[What to produce] Leaving out the pictures, retype all the material exactly.

[Information supplied]
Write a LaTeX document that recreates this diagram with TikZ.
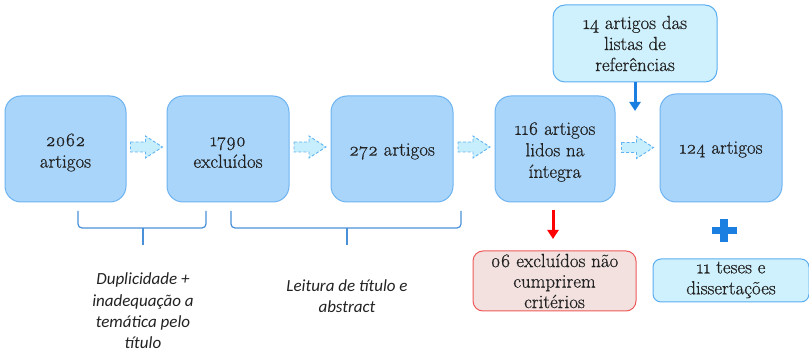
\documentclass[tikz,border=0pt]{standalone}
\usepackage{fontspec}
\setmainfont{Latin Modern Roman}[Numbers=OldStyle]
\newfontfamily\boxfont{Latin Modern Roman}[Numbers=OldStyle,FakeBold=0.6]
\newfontfamily\capfont{Carlito}
\usetikzlibrary{arrows.meta,calc}
\definecolor{boxfill}{HTML}{A9D5FB}
\definecolor{boxdraw}{HTML}{6DB3F0}
\definecolor{lightfill}{HTML}{CFF1FD}
\definecolor{lightdraw}{HTML}{5AAEF0}
\definecolor{arrfill}{HTML}{C7EEFD}
\definecolor{arrdraw}{HTML}{5FB3F2}
\definecolor{redfill}{HTML}{F2E1DF}
\definecolor{reddraw}{HTML}{EE5A5A}
\definecolor{bluearrow}{HTML}{1A7FE0}
\definecolor{bracecol}{HTML}{4A90D9}
\definecolor{txt}{HTML}{222222}
\begin{document}
\begin{tikzpicture}[x=1pt,y=-1pt,
  mainbox/.style={draw=boxdraw,line width=1pt,fill=boxfill,rounded corners=16pt,
    minimum width=121pt,minimum height=106pt,inner sep=0pt},
  boxtext/.style={align=center,text=txt,font=\boxfont\fontsize{19}{21.5}\selectfont,inner sep=0pt},
  lightbox/.style={draw=lightdraw,line width=1pt,fill=lightfill,rounded corners=12pt,
    align=center,text=txt,font=\boxfont\fontsize{19}{21}\selectfont,inner sep=0pt},
  redbox/.style={draw=reddraw,line width=1pt,fill=redfill,rounded corners=10pt,
    align=center,text=txt,font=\boxfont\fontsize{19}{20.5}\selectfont,inner sep=0pt},
  blockarrow/.style={draw=arrdraw,dash pattern=on 3pt off 2pt,fill=arrfill,line width=0.9pt},
  pics/blockarr/.style={code={
    \path[blockarrow] (-16,-5) -- (-1,-5) -- (-1,-11) -- (16,0) -- (-1,11) -- (-1,5) -- (-16,5) -- cycle;}},
  bracket/.style={draw=bracecol,line width=1.2pt,rounded corners=4pt},
  caption/.style={align=center,text=txt,font=\capfont\itshape\fontsize{17}{21.3}\selectfont}
]
\useasboundingbox (0,0) rectangle (809,352);

% main boxes
\node[mainbox] (b1) at (65.5,149) {};
\node[mainbox,minimum width=122pt] (b2) at (228,149) {};
\node[mainbox,minimum width=122pt] (b3) at (392,149) {};
\node[mainbox,minimum width=120pt] (b4) at (555,149) {};
\node[mainbox,minimum width=122pt,minimum height=108pt] (b5) at (721,148) {};
\node[boxtext] (b1t) at ($(b1.center)+(0,3.5)$) {2062\\artigos};
\node[boxtext] (b2t) at ($(b2.center)+(0,3.5)$) {1790\\excluídos};
\node[boxtext] (b3t) at ($(b3.center)+(0,2.5)$) {272 artigos};
\node[boxtext] (b4t) at ($(b4.center)+(0,3)$) {116 artigos\\lidos na\\íntegra};
\node[boxtext] (b5t) at ($(b5.center)+(0,1.5)$) {124 artigos};

% top box
\node[lightbox,minimum width=164pt,minimum height=77pt] (t) at (635,43.5)
  {14 artigos das\\listas de\\referências};

% bottom boxes
\node[redbox,minimum width=163pt,minimum height=60pt] (r) at (554.5,281)
  {06 excluídos não\\cumprirem\\critérios};
\node[lightbox,rounded corners=8pt,minimum width=156pt,minimum height=43pt,
  text depth=5pt] (s) at (731,280.5)
  {11 teses e\\dissertações};

% block arrows
\pic (a1) at ($(b1.east)!0.5!(b2.west)+(0,-2)$) {blockarr};
\pic (a2) at ($(b2.east)!0.5!(b3.west)+(0,-2)$) {blockarr};
\pic (a3) at ($(b3.east)!0.5!(b4.west)+(0,-2)$) {blockarr};
\pic (a4) at ($(b4.east)!0.5!(b5.west)+(0,-1)$) {blockarr};

% blue arrow from top box
\coordinate (tp) at (t.south |- 0,111);
\draw[bluearrow,line width=3pt,-{Triangle[width=11pt,length=9pt]}] (t.south) -- (tp);

% red arrow
\coordinate (rs) at (553,210);
\coordinate (re) at (553,239);
\draw[red,line width=3pt,-{Triangle[width=11pt,length=9pt]}] (rs) -- (re);

% plus sign
\coordinate (pl) at (724,230.5);
\fill[bluearrow] ($(pl)+(-4,-11.5)$) rectangle ($(pl)+(4,11.5)$);
\fill[bluearrow] ($(pl)+(-12.5,-3.8)$) rectangle ($(pl)+(12.5,3.8)$);

% brackets
\draw[bracket] (78,211) -- (78,228) -- (206,228) -- (206,211);
\draw[bracket] (143,228) -- (143,245);
\draw[bracket] (231,211) -- (231,228) -- (461,228) -- (461,211);
\draw[bracket] (347,228) -- (347,245);

% captions
\node[caption] (c1) at (143,311) {Duplicidade +\\inadequação a\\temática pelo\\título};
\node[caption] (c2) at (347,296.5) {Leitura de título e\\abstract};
\end{tikzpicture}
\end{document}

[Expected output]
Write a LaTeX document that recreates this diagram with TikZ.
\documentclass[tikz,border=0pt]{standalone}
\usepackage{fontspec}
\setmainfont{Latin Modern Roman}[Numbers=OldStyle]
\newfontfamily\boxfont{Latin Modern Roman}[Numbers=OldStyle,FakeBold=0.6]
\newfontfamily\capfont{Carlito}
\usetikzlibrary{arrows.meta,calc}
\definecolor{boxfill}{HTML}{A9D5FB}
\definecolor{boxdraw}{HTML}{6DB3F0}
\definecolor{lightfill}{HTML}{CFF1FD}
\definecolor{lightdraw}{HTML}{5AAEF0}
\definecolor{arrfill}{HTML}{C7EEFD}
\definecolor{arrdraw}{HTML}{5FB3F2}
\definecolor{redfill}{HTML}{F2E1DF}
\definecolor{reddraw}{HTML}{EE5A5A}
\definecolor{bluearrow}{HTML}{1A7FE0}
\definecolor{bracecol}{HTML}{4A90D9}
\definecolor{txt}{HTML}{222222}
\begin{document}
\begin{tikzpicture}[x=1pt,y=-1pt,
  mainbox/.style={draw=boxdraw,line width=1pt,fill=boxfill,rounded corners=16pt,
    minimum width=121pt,minimum height=106pt,inner sep=0pt},
  boxtext/.style={align=center,text=txt,font=\boxfont\fontsize{19}{21.5}\selectfont,inner sep=0pt},
  lightbox/.style={draw=lightdraw,line width=1pt,fill=lightfill,rounded corners=12pt,
    align=center,text=txt,font=\boxfont\fontsize{19}{21}\selectfont,inner sep=0pt},
  redbox/.style={draw=reddraw,line width=1pt,fill=redfill,rounded corners=10pt,
    align=center,text=txt,font=\boxfont\fontsize{19}{20.5}\selectfont,inner sep=0pt},
  blockarrow/.style={draw=arrdraw,dash pattern=on 3pt off 2pt,fill=arrfill,line width=0.9pt},
  pics/blockarr/.style={code={
    \path[blockarrow] (-16,-5) -- (-1,-5) -- (-1,-11) -- (16,0) -- (-1,11) -- (-1,5) -- (-16,5) -- cycle;}},
  bracket/.style={draw=bracecol,line width=1.2pt,rounded corners=4pt},
  caption/.style={align=center,text=txt,font=\capfont\itshape\fontsize{17}{21.3}\selectfont}
]
\useasboundingbox (0,0) rectangle (809,352);

% main boxes
\node[mainbox] (b1) at (65.5,149) {};
\node[mainbox,minimum width=122pt] (b2) at (228,149) {};
\node[mainbox,minimum width=122pt] (b3) at (392,149) {};
\node[mainbox,minimum width=120pt] (b4) at (555,149) {};
\node[mainbox,minimum width=122pt,minimum height=108pt] (b5) at (721,148) {};
\node[boxtext] (b1t) at ($(b1.center)+(0,3.5)$) {2062\\artigos};
\node[boxtext] (b2t) at ($(b2.center)+(0,3.5)$) {1790\\excluídos};
\node[boxtext] (b3t) at ($(b3.center)+(0,2.5)$) {272 artigos};
\node[boxtext] (b4t) at ($(b4.center)+(0,3)$) {116 artigos\\lidos na\\íntegra};
\node[boxtext] (b5t) at ($(b5.center)+(0,1.5)$) {124 artigos};

% top box
\node[lightbox,minimum width=164pt,minimum height=77pt] (t) at (635,43.5)
  {14 artigos das\\listas de\\referências};

% bottom boxes
\node[redbox,minimum width=163pt,minimum height=60pt] (r) at (554.5,281)
  {06 excluídos não\\cumprirem\\critérios};
\node[lightbox,rounded corners=8pt,minimum width=156pt,minimum height=43pt,
  text depth=5pt] (s) at (731,280.5)
  {11 teses e\\dissertações};

% block arrows
\pic (a1) at ($(b1.east)!0.5!(b2.west)+(0,-2)$) {blockarr};
\pic (a2) at ($(b2.east)!0.5!(b3.west)+(0,-2)$) {blockarr};
\pic (a3) at ($(b3.east)!0.5!(b4.west)+(0,-2)$) {blockarr};
\pic (a4) at ($(b4.east)!0.5!(b5.west)+(0,-1)$) {blockarr};

% blue arrow from top box
\coordinate (tp) at (t.south |- 0,111);
\draw[bluearrow,line width=3pt,-{Triangle[width=11pt,length=9pt]}] (t.south) -- (tp);

% red arrow
\coordinate (rs) at (553,210);
\coordinate (re) at (553,239);
\draw[red,line width=3pt,-{Triangle[width=11pt,length=9pt]}] (rs) -- (re);

% plus sign
\coordinate (pl) at (724,230.5);
\fill[bluearrow] ($(pl)+(-4,-11.5)$) rectangle ($(pl)+(4,11.5)$);
\fill[bluearrow] ($(pl)+(-12.5,-3.8)$) rectangle ($(pl)+(12.5,3.8)$);

% brackets
\draw[bracket] (78,211) -- (78,228) -- (206,228) -- (206,211);
\draw[bracket] (143,228) -- (143,245);
\draw[bracket] (231,211) -- (231,228) -- (461,228) -- (461,211);
\draw[bracket] (347,228) -- (347,245);

% captions
\node[caption] (c1) at (143,311) {Duplicidade +\\inadequação a\\temática pelo\\título};
\node[caption] (c2) at (347,296.5) {Leitura de título e\\abstract};
\end{tikzpicture}
\end{document}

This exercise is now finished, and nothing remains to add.